Gefordert ist hier nicht nur der Bund. Die Milliardensummen nicht verausgabter Regionalisierungsgelder belegen, dass der Eisenbahnverkehr im Land mehr als nur auskömmlich finanziert ist. Es braucht eine gute Zusammenarbeit in den Ländern: Die Aufgabenträger und Kommunen müssen gemeinsame Konzepte erarbeiten und umsetzen.

Lange Zeit war ich auch der Auffassung, dass ein SPNV-Aufgabenträger auch bei der Planung des kommunalen Angebots ein Durchgriffsrecht braucht. Auf der anderen Seite kann man nicht jedesmal eine „höhere Stelle“ zur Hilfe rufen, wenn in den Kommunen schlecht gearbeitet wird.

Wenn der Regionalexpress mit Doppeldecker-Waggons in der Stadt mit 20.000 Einwohnern erstmals nicht mehr durchfährt, sondern anhält, dann feiert sich so manch ein Bürgermeister gerne dafür. Wenn aber Planungen ausgearbeitet werden sollen, die Güterzugstrecke am anderen Ende der Stadt wieder für den SPNV zu reaktivieren – in einigen Jahren, nachdem man umfassende Konzepte erarbeitet hat – dann ist das Engagement ebenjener Bürgermeister und Wahlkreisabgeordneten doch überschaubar.

Dabei sind das genau die Leute, die man braucht, die vor Ort Engagement zeigen müssen, auch um den Preis, dass zählbare Ergebnisse erst in der Amtsperiode eines möglichen Nachfolgers zu sehen sein werden.
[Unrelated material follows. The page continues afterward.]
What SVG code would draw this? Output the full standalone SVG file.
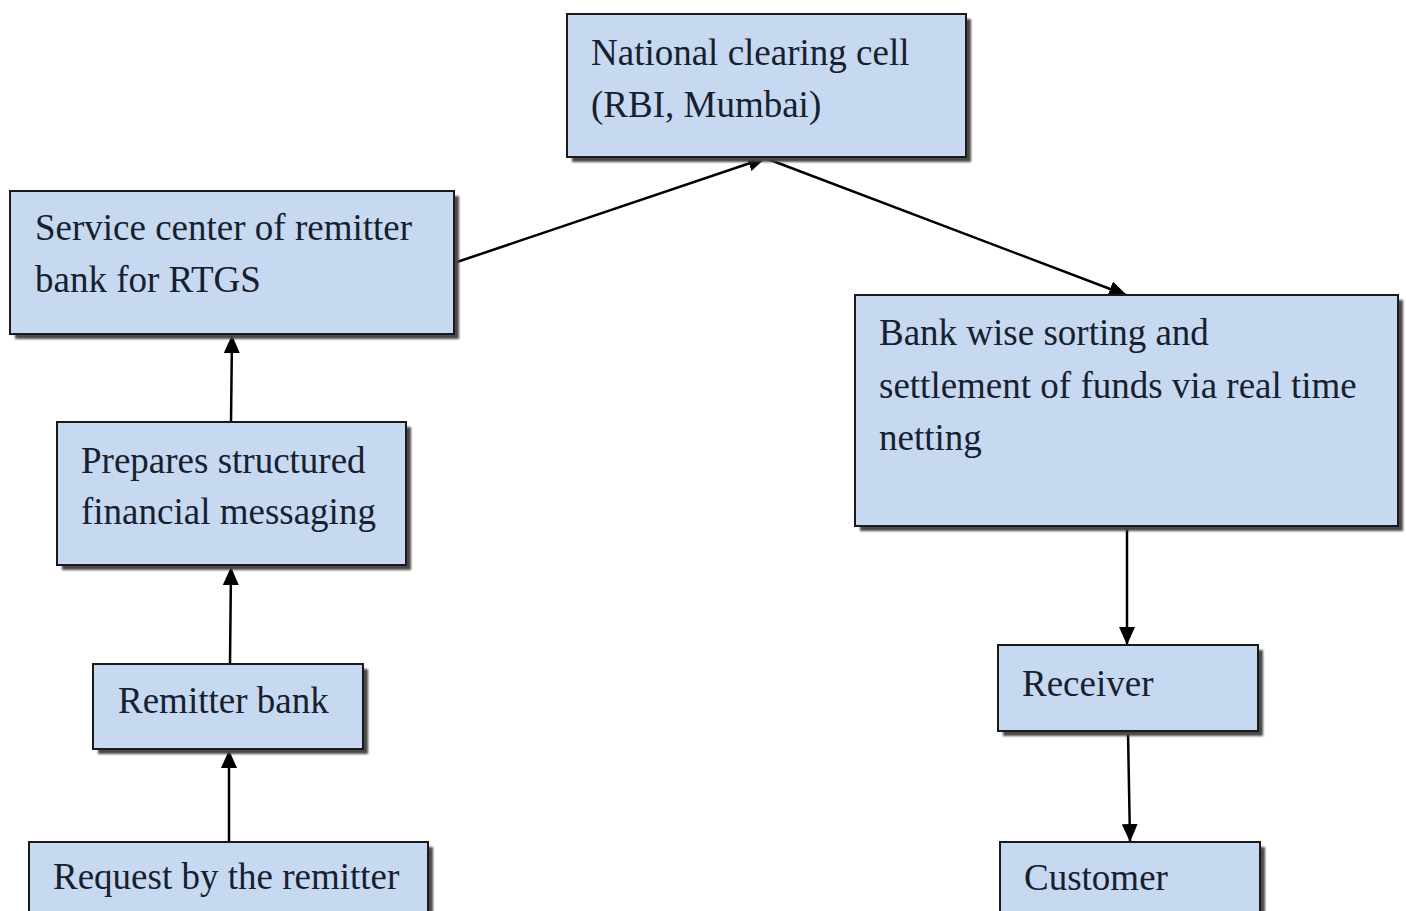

Geld in ausreichend vorhanden, man braucht vor allem die Leute, die den Wert der Schiene erkennen.

Das kann man nicht von oben herab steuern, auch wenn es sicherlich Erfolgsmodelle gibt, die man sich ansehen und denen man nacheifern kann. Die Allianz pro Schiene gibt ihre regelmäßig aktualisierte Broschüre Stadt, Land, Schiene heraus. Doch diese Macher-Mentalität, die zwar gelegentlich beschworen, aber nur selten gesehen wird, brauchen wir überall. Eine bessere Schiene, eine Verkehrswende lassen sich nicht von oben anordnen. Man muss es halt machen.